Many artists now get a lot of revenue through digital sales. And finally a big chunk through streaming.

I haven't bought a CD in years. I still buy music and hope the artist is getting at least as much.

How many people for an album that's fairly cheap is going to use a sound capture app to grab the audio from Spotify or similar and then split into individual tracks and edit MP3 tags... it takes time. I tried it on some old albums I once had and lost (Stolen car in 2000 and not replaced the CDs).

www.digitalspy.co.uk/music/news/a397285/digital-album-sales-reach-100m-in-uk.html
Last edited by: rtj70 on Fri 3 Aug 12 at 22:56
 Google act on YouTube music rip off websites - No FM2R
>> I confess to not reading Mark's post all the way through.

Me either.
 Google act on YouTube music rip off websites - rtj70
That old Russian website AllTunes or whatever was popular years ago mind.... :-)
 Google act on YouTube music rip off websites - devonite
I used one of these sites once, to save a music video as an Audio file on my H/D. I soon stopped when I discovered the "converted" file was about 13MB, as opposed to about 3.5MB when recorded with my soundcards sound recorder!
 Google act on YouTube music rip off websites - Zero
>> >> I confess to not reading Mark's post all the way through.
>>
>> Me either.

what did he say?
 Google act on YouTube music rip off websites - No FM2R
>> >> >> I confess to not reading Mark's post all the way through.
>> >>
>> >> Me either.
>>
>> what did he say?


Dunno, but I bet it was good.
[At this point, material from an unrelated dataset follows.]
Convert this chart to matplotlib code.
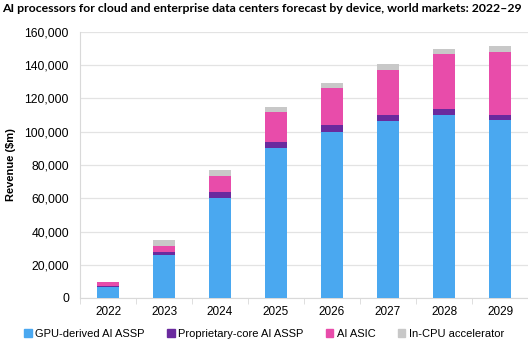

It usually is.
 Google act on YouTube music rip off websites - Zero
>> A few years ago I was at a dinner in Miami and the CEO of

For many years the music industry at first ignored piracy in all its forms (starting with cassettes) then thought they could defeat it through law. Only now have they actually considered the online world as an artistic outlet - originally they even tried to ignore musicians who only distributed online.

Music industry execs are blisfully unaware of the mood and trends on the ground, it has ever been thus since before the birth of rock and roll.